- INSTRUCTIONS TO FOLLOW -
Below is a listing to transcribe in full and exactly; keep the pictures out.

- DATA SHOWN -
******
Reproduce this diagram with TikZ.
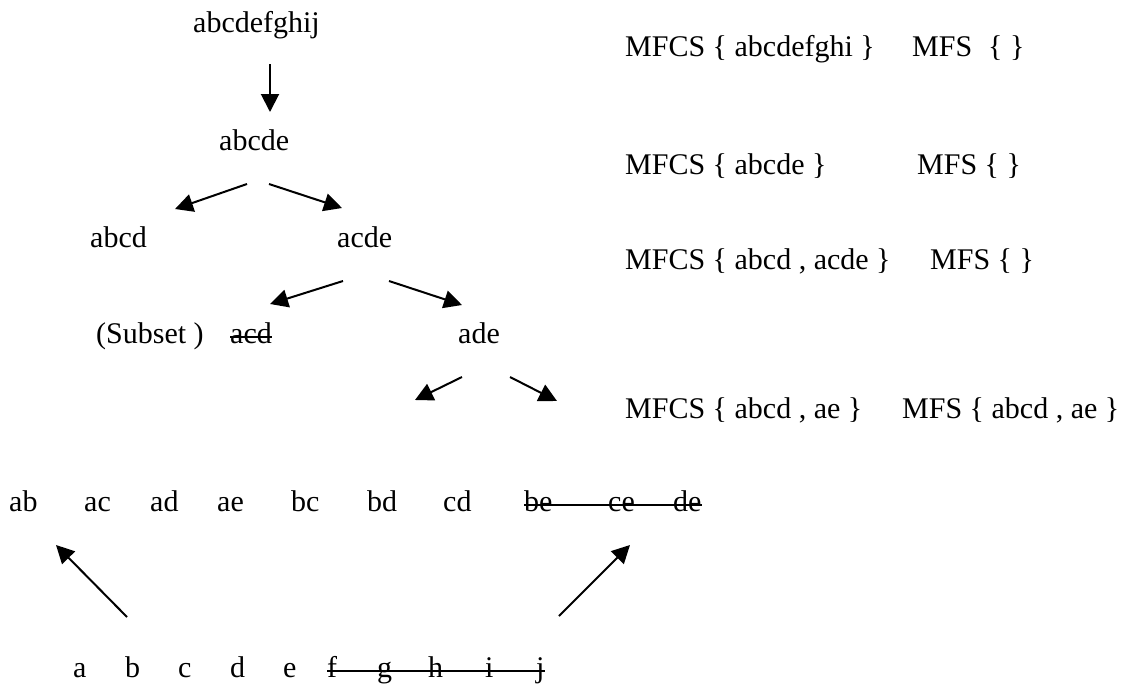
\documentclass[tikz,border=0pt]{standalone}
\usepackage{fontspec}
\setmainfont{Liberation Serif}
\usetikzlibrary{arrows.meta}
\begin{document}
\begin{tikzpicture}[x=1pt,y=-1pt,
  txt/.style={anchor=base west, inner sep=0pt, font=\fontsize{30}{36}\selectfont},
  arr/.style={line width=2pt, -{Triangle[length=18pt,width=18pt]}},
  strike/.style={line width=2pt}]
\useasboundingbox (0,0) rectangle (1125,686);

% tree
\node[txt] (top) at (193,32) {abcdefghij};
\node[txt] (abcde) at (219,150) {abcde};
\node[txt] (abcd) at (90,247) {abcd};
\node[txt] (acde) at (337,247) {acde};
\node[txt] (subset) at (96,343) {(Subset )};
\node[txt] (acd) at (230,343) {acd};
\node[txt] (ade) at (458,343) {ade};
\draw[strike] ([yshift=6.5pt]acd.base west) -- ([yshift=6.5pt]acd.base east);

% arrows of the tree
\coordinate (a1s) at (270,64);  \coordinate (a1e) at (270,112);
\coordinate (a2s) at (247,184); \coordinate (a2e) at (175,209);
\coordinate (a3s) at (269,184); \coordinate (a3e) at (342,208);
\coordinate (a4s) at (343,281); \coordinate (a4e) at (270,304);
\coordinate (a5s) at (389,281); \coordinate (a5e) at (462,305);
\coordinate (a6s) at (462,377); \coordinate (a6e) at (415,400);
\coordinate (a7s) at (510,377); \coordinate (a7e) at (557,401);
\coordinate (a8s) at (127,617); \coordinate (a8e) at (56,545);
\coordinate (a9s) at (559,616); \coordinate (a9e) at (630,545);
\foreach \i in {1,...,9} \draw[arr] (a\i s) -- (a\i e);

% pairs row
\foreach \t/\x in {ab/9,ac/84,ad/150,ae/217,bc/291,bd/367,cd/443,be/524,ce/608,de/673}
  \node[txt] (p\t) at (\x,511) {\t};
\draw[strike] ([yshift=6.5pt]pbe.base west) -- ([yshift=6.5pt]pde.base east);

% single items row
\foreach \t/\x in {a/73,b/125,c/178,d/230,e/283,f/327,g/377,h/428,i/485,j/536}
  \node[txt] (s\t) at (\x,677) {\t};
\draw[strike] ([yshift=6pt]sf.base west) -- ([yshift=6pt]sj.base east);

% MFCS / MFS column
\node[txt] (m1) at (625,56) {MFCS \{ abcdefghi \}};
\node[txt] (f1) at (912,56) {MFS\hspace{16pt}\{ \}};
\node[txt] (m2) at (625,174) {MFCS \{ abcde \}};
\node[txt] (f2) at (917,174) {MFS \{ \}};
\node[txt] (m3) at (625,269) {MFCS \{ abcd , acde \}};
\node[txt] (f3) at (930,269) {MFS \{ \}};
\node[txt] (m4) at (625,418) {MFCS \{ abcd , ae \}};
\node[txt] (f4) at (902,418) {MFS \{ abcd , ae \}};
\end{tikzpicture}
\end{document}
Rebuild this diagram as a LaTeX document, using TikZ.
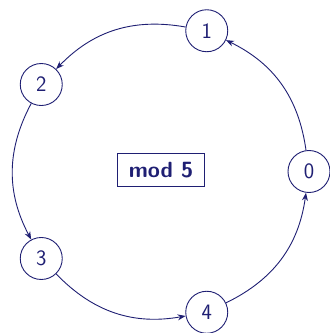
\documentclass[tikz,border=0pt]{standalone}
\usetikzlibrary{arrows.meta,calc}
\definecolor{navy}{rgb}{0.12,0.12,0.45}
\begin{document}
\begin{tikzpicture}[x=1pt,y=1pt,
  residue/.style={circle,draw=navy,line width=0.9pt,minimum size=42pt,inner sep=0pt,
    text=navy,font=\sffamily\fontsize{22}{26}\selectfont},
  modbox/.style={rectangle,draw=navy,line width=0.9pt,minimum width=87pt,minimum height=33pt,
    inner sep=0pt,text=navy,font=\sffamily\bfseries\fontsize{22}{26}\selectfont},
  succ/.style={draw=navy,line width=0.9pt,-{Stealth[length=8pt,width=6pt]},bend right=28}]
  \useasboundingbox (0,0) rectangle (330,333);
  \coordinate (c) at (161,161.5);
  \foreach \k in {0,...,4}{
    \node[residue] (n\k) at ($(c)+(72*\k:148)$) {\k};
  }
  \node[modbox] (m) at (161,163) {mod 5};
  \draw[succ] (n0) to (n1);
  \draw[succ] (n1) to (n2);
  \draw[succ] (n2) to (n3);
  \draw[succ] (n3) to (n4);
  \draw[succ] (n4) to (n0);
\end{tikzpicture}
\end{document}
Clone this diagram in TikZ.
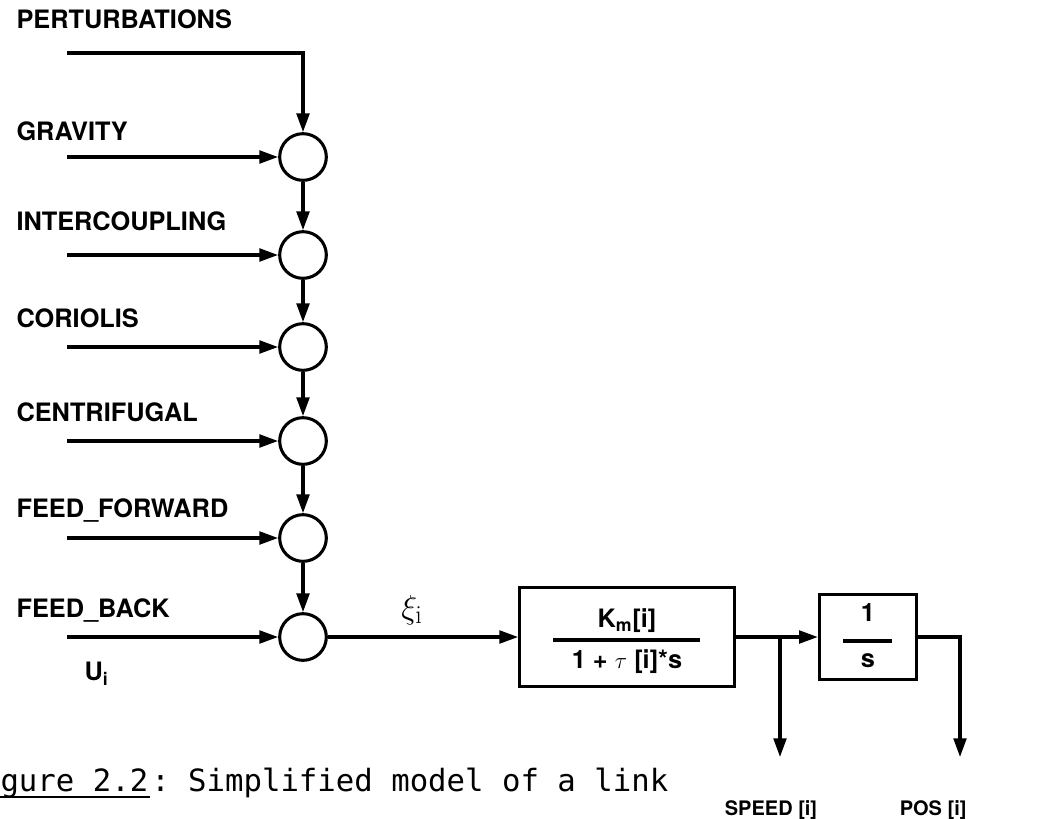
\documentclass[tikz,border=0pt]{standalone}
\usepackage{fontspec}
\setsansfont{TeX Gyre Heros}
\setmonofont{DejaVu Sans Mono}
\usetikzlibrary{arrows.meta,positioning}

\begin{document}
\begin{tikzpicture}[x=0.75pt, y=-0.75pt, >={Triangle[length=14pt,width=9.5pt]},
  line width=2.3pt,
  sumnode/.style={circle, draw, minimum size=35pt, inner sep=0pt},
  blockbox/.style={draw, rectangle, inner sep=0pt},
  inlabel/.style={font=\sffamily\bfseries\fontsize{19}{21}\selectfont, anchor=base west, inner sep=0pt},
  outlabel/.style={font=\sffamily\bfseries\fontsize{15}{17}\selectfont, inner sep=0pt},
  fraclabel/.style={font=\sffamily\bfseries\fontsize{19}{21}\selectfont, inner sep=0pt},
  captext/.style={font=\ttfamily\fontsize{23}{25}\selectfont, anchor=base west, inner sep=0pt}]
  \useasboundingbox (0,0) rectangle (1059,818);

  % Perturbation input, enters the first junction from above
  \coordinate (pin) at (67,53);
  \node[inlabel] (labp) at (15,28) {PERTURBATIONS};

  % Summing junctions with their inputs
  \foreach \i/\y/\yl/\txt in {1/157/140/GRAVITY, 2/255/230/INTERCOUPLING,
      3/347/327/CORIOLIS, 4/441/421/CENTRIFUGAL,
      5/538/517/FEED\_FORWARD, 6/637/617/FEED\_BACK} {
    \node[sumnode] (s\i) at (303,\y) {};
    \coordinate (in\i) at (67,\y);
    \node[inlabel] (lab\i) at (15,\yl) {\txt};
    \draw[->] (in\i) -- (s\i);
  }
  \draw[->] (pin) -| (s1);

  % Chain of junctions
  \foreach \i in {1,...,5} {
    \pgfmathtruncatemacro{\j}{\i+1}
    \draw[->] (s\i) -- (s\j);
  }

  \node[inlabel] (ulab) at (83,680) {U\textsubscript{i}};
  \node[font=\fontsize{28}{30}\selectfont, inner sep=0pt] (xilab) at (412,610) {$\xi_{\mathrm{i}}$};

  % Motor block K_m/(1+tau s)
  \node[blockbox, minimum width=161pt, minimum height=74pt] (motor) at (627,637) {};
  \node[fraclabel] (mnum) at (627,621) {K\textsubscript{m}[i]};
  \node[fraclabel] (mden) at (627,662) {1 + $\tau$ [i]*s};
  \draw (553,640) -- (700,640);

  % Integrator 1/s
  \node[blockbox, minimum width=73pt, minimum height=64pt] (integ) at (868,637) {};
  \node[fraclabel] (inum) at (868,613) {1};
  \node[fraclabel] (iden) at (868,661) {s};
  \draw (843,641) -- (892,641);

  % Connections
  \coordinate (br) at (780,637);
  \coordinate (spd) at (780,757);
  \coordinate (pc) at (960,637);
  \coordinate (pos) at (960,757);
  \draw[->] (s6) -- (motor);
  \draw[->] (motor) -- (integ);
  \draw[->] (br) -- (spd);
  \draw[->] (integ) -- (pc) -- (pos);

  \node[outlabel, anchor=base] (spdlab) at (771,815) {SPEED [i]};
  \node[outlabel, anchor=base east] (poslab) at (968,815) {POS [i]};

  % Caption
  \node[captext] (capa) at (-1,791) {gure 2.2};
  \node[captext] (capb) at (capa.base east) {: Simplified model of a link};
  \draw[line width=1.4pt] ([yshift=-4.5pt]capa.base west) -- ([yshift=-4.5pt]capa.base east);
\end{tikzpicture}
\end{document}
******
- RESPONSE -
Reproduce this diagram with TikZ.
\documentclass[tikz,border=0pt]{standalone}
\usepackage{fontspec}
\setmainfont{Liberation Serif}
\usetikzlibrary{arrows.meta}
\begin{document}
\begin{tikzpicture}[x=1pt,y=-1pt,
  txt/.style={anchor=base west, inner sep=0pt, font=\fontsize{30}{36}\selectfont},
  arr/.style={line width=2pt, -{Triangle[length=18pt,width=18pt]}},
  strike/.style={line width=2pt}]
\useasboundingbox (0,0) rectangle (1125,686);

% tree
\node[txt] (top) at (193,32) {abcdefghij};
\node[txt] (abcde) at (219,150) {abcde};
\node[txt] (abcd) at (90,247) {abcd};
\node[txt] (acde) at (337,247) {acde};
\node[txt] (subset) at (96,343) {(Subset )};
\node[txt] (acd) at (230,343) {acd};
\node[txt] (ade) at (458,343) {ade};
\draw[strike] ([yshift=6.5pt]acd.base west) -- ([yshift=6.5pt]acd.base east);

% arrows of the tree
\coordinate (a1s) at (270,64);  \coordinate (a1e) at (270,112);
\coordinate (a2s) at (247,184); \coordinate (a2e) at (175,209);
\coordinate (a3s) at (269,184); \coordinate (a3e) at (342,208);
\coordinate (a4s) at (343,281); \coordinate (a4e) at (270,304);
\coordinate (a5s) at (389,281); \coordinate (a5e) at (462,305);
\coordinate (a6s) at (462,377); \coordinate (a6e) at (415,400);
\coordinate (a7s) at (510,377); \coordinate (a7e) at (557,401);
\coordinate (a8s) at (127,617); \coordinate (a8e) at (56,545);
\coordinate (a9s) at (559,616); \coordinate (a9e) at (630,545);
\foreach \i in {1,...,9} \draw[arr] (a\i s) -- (a\i e);

% pairs row
\foreach \t/\x in {ab/9,ac/84,ad/150,ae/217,bc/291,bd/367,cd/443,be/524,ce/608,de/673}
  \node[txt] (p\t) at (\x,511) {\t};
\draw[strike] ([yshift=6.5pt]pbe.base west) -- ([yshift=6.5pt]pde.base east);

% single items row
\foreach \t/\x in {a/73,b/125,c/178,d/230,e/283,f/327,g/377,h/428,i/485,j/536}
  \node[txt] (s\t) at (\x,677) {\t};
\draw[strike] ([yshift=6pt]sf.base west) -- ([yshift=6pt]sj.base east);

% MFCS / MFS column
\node[txt] (m1) at (625,56) {MFCS \{ abcdefghi \}};
\node[txt] (f1) at (912,56) {MFS\hspace{16pt}\{ \}};
\node[txt] (m2) at (625,174) {MFCS \{ abcde \}};
\node[txt] (f2) at (917,174) {MFS \{ \}};
\node[txt] (m3) at (625,269) {MFCS \{ abcd , acde \}};
\node[txt] (f3) at (930,269) {MFS \{ \}};
\node[txt] (m4) at (625,418) {MFCS \{ abcd , ae \}};
\node[txt] (f4) at (902,418) {MFS \{ abcd , ae \}};
\end{tikzpicture}
\end{document}
Rebuild this diagram as a LaTeX document, using TikZ.
\documentclass[tikz,border=0pt]{standalone}
\usetikzlibrary{arrows.meta,calc}
\definecolor{navy}{rgb}{0.12,0.12,0.45}
\begin{document}
\begin{tikzpicture}[x=1pt,y=1pt,
  residue/.style={circle,draw=navy,line width=0.9pt,minimum size=42pt,inner sep=0pt,
    text=navy,font=\sffamily\fontsize{22}{26}\selectfont},
  modbox/.style={rectangle,draw=navy,line width=0.9pt,minimum width=87pt,minimum height=33pt,
    inner sep=0pt,text=navy,font=\sffamily\bfseries\fontsize{22}{26}\selectfont},
  succ/.style={draw=navy,line width=0.9pt,-{Stealth[length=8pt,width=6pt]},bend right=28}]
  \useasboundingbox (0,0) rectangle (330,333);
  \coordinate (c) at (161,161.5);
  \foreach \k in {0,...,4}{
    \node[residue] (n\k) at ($(c)+(72*\k:148)$) {\k};
  }
  \node[modbox] (m) at (161,163) {mod 5};
  \draw[succ] (n0) to (n1);
  \draw[succ] (n1) to (n2);
  \draw[succ] (n2) to (n3);
  \draw[succ] (n3) to (n4);
  \draw[succ] (n4) to (n0);
\end{tikzpicture}
\end{document}
Clone this diagram in TikZ.
\documentclass[tikz,border=0pt]{standalone}
\usepackage{fontspec}
\setsansfont{TeX Gyre Heros}
\setmonofont{DejaVu Sans Mono}
\usetikzlibrary{arrows.meta,positioning}

\begin{document}
\begin{tikzpicture}[x=0.75pt, y=-0.75pt, >={Triangle[length=14pt,width=9.5pt]},
  line width=2.3pt,
  sumnode/.style={circle, draw, minimum size=35pt, inner sep=0pt},
  blockbox/.style={draw, rectangle, inner sep=0pt},
  inlabel/.style={font=\sffamily\bfseries\fontsize{19}{21}\selectfont, anchor=base west, inner sep=0pt},
  outlabel/.style={font=\sffamily\bfseries\fontsize{15}{17}\selectfont, inner sep=0pt},
  fraclabel/.style={font=\sffamily\bfseries\fontsize{19}{21}\selectfont, inner sep=0pt},
  captext/.style={font=\ttfamily\fontsize{23}{25}\selectfont, anchor=base west, inner sep=0pt}]
  \useasboundingbox (0,0) rectangle (1059,818);

  % Perturbation input, enters the first junction from above
  \coordinate (pin) at (67,53);
  \node[inlabel] (labp) at (15,28) {PERTURBATIONS};

  % Summing junctions with their inputs
  \foreach \i/\y/\yl/\txt in {1/157/140/GRAVITY, 2/255/230/INTERCOUPLING,
      3/347/327/CORIOLIS, 4/441/421/CENTRIFUGAL,
      5/538/517/FEED\_FORWARD, 6/637/617/FEED\_BACK} {
    \node[sumnode] (s\i) at (303,\y) {};
    \coordinate (in\i) at (67,\y);
    \node[inlabel] (lab\i) at (15,\yl) {\txt};
    \draw[->] (in\i) -- (s\i);
  }
  \draw[->] (pin) -| (s1);

  % Chain of junctions
  \foreach \i in {1,...,5} {
    \pgfmathtruncatemacro{\j}{\i+1}
    \draw[->] (s\i) -- (s\j);
  }

  \node[inlabel] (ulab) at (83,680) {U\textsubscript{i}};
  \node[font=\fontsize{28}{30}\selectfont, inner sep=0pt] (xilab) at (412,610) {$\xi_{\mathrm{i}}$};

  % Motor block K_m/(1+tau s)
  \node[blockbox, minimum width=161pt, minimum height=74pt] (motor) at (627,637) {};
  \node[fraclabel] (mnum) at (627,621) {K\textsubscript{m}[i]};
  \node[fraclabel] (mden) at (627,662) {1 + $\tau$ [i]*s};
  \draw (553,640) -- (700,640);

  % Integrator 1/s
  \node[blockbox, minimum width=73pt, minimum height=64pt] (integ) at (868,637) {};
  \node[fraclabel] (inum) at (868,613) {1};
  \node[fraclabel] (iden) at (868,661) {s};
  \draw (843,641) -- (892,641);

  % Connections
  \coordinate (br) at (780,637);
  \coordinate (spd) at (780,757);
  \coordinate (pc) at (960,637);
  \coordinate (pos) at (960,757);
  \draw[->] (s6) -- (motor);
  \draw[->] (motor) -- (integ);
  \draw[->] (br) -- (spd);
  \draw[->] (integ) -- (pc) -- (pos);

  \node[outlabel, anchor=base] (spdlab) at (771,815) {SPEED [i]};
  \node[outlabel, anchor=base east] (poslab) at (968,815) {POS [i]};

  % Caption
  \node[captext] (capa) at (-1,791) {gure 2.2};
  \node[captext] (capb) at (capa.base east) {: Simplified model of a link};
  \draw[line width=1.4pt] ([yshift=-4.5pt]capa.base west) -- ([yshift=-4.5pt]capa.base east);
\end{tikzpicture}
\end{document}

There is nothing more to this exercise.